According to Andrew Ang, a guru of factor-based investing and former chair of the finance and economics division of Columbia Business School’s Data Science Institute, the “anomalies” literature is the scientific foundation for quantitative asset management. But this focus, which was not very scientific to begin with, is proving its utter ruin.

Anomalies are instances of investment strategies or subgroups of securities that have outperformed the market on a risk-adjusted basis over a long period of time. They are called anomalies because they stand in contradiction to efficient market theory, which would imply that such phenomena cannot occur. The protocol for testing for the existence of an anomaly has been established for some time, at least since two papers in 1992 and 1993 by Eugene Fama and Kenneth French.

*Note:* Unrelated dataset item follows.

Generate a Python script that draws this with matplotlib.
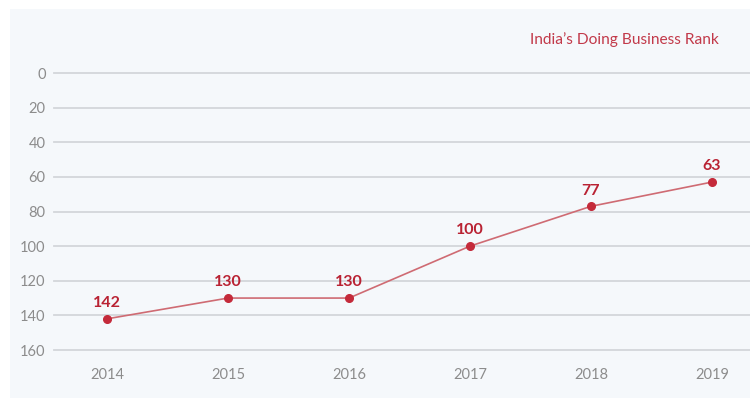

Those papers explored what appeared to be the value stock and small-stock anomalies. The protocol involves regression and hypothesis testing to determine if the anomaly is statistically significant.

I will first review the subject of hypothesis testing, then discuss three recent papers that show how badly off-track most anomalies research is.

R.A. Fisher’s work on the farm

Perhaps it was because Ronald Aylmer Fisher had been forced in his youth, for lack of funds after graduating from Cambridge University, to take a job working on a farm in Canada. Or perhaps it was simply because agriculture was much more of a vibrant developing industry in 1919 than it is now. Or perhaps it was because Fisher had gotten into a professional scrape with his mentor, the famous statistician Karl Pearson.

But whatever the reason, when in that year – 1919 – Pearson offered Fisher a plum university job, Fisher turned it down and took a job instead at the Rothamsted Agricultural Experiment Station, in the English county of Hertfordshire about 50 kilometers north of London.

This turned out to be a boon to statistics. At Rothamsted, Fisher pioneered two of the field’s most important breakthroughs, hypothesis testing and the design of experiments. These tools are now used in the vast majority of scientific studies of empirical data.

Fisher’s need was to test whether grain variety A, a new grain he was testing, would produce a greater yield than the old grain variety B. So he planted a number of plots of land with variety A and the same number with variety B – taking care that there were no other systematically different factors affecting the plots planted with A and those with B, such as sunshine and shading.

One of the grains, say A, would inevitably produce a higher average yield than the other, since it was unlikely that the average yields would be exactly the same. The challenge was to decide whether the difference was large enough to conclude that A produces higher yield than B.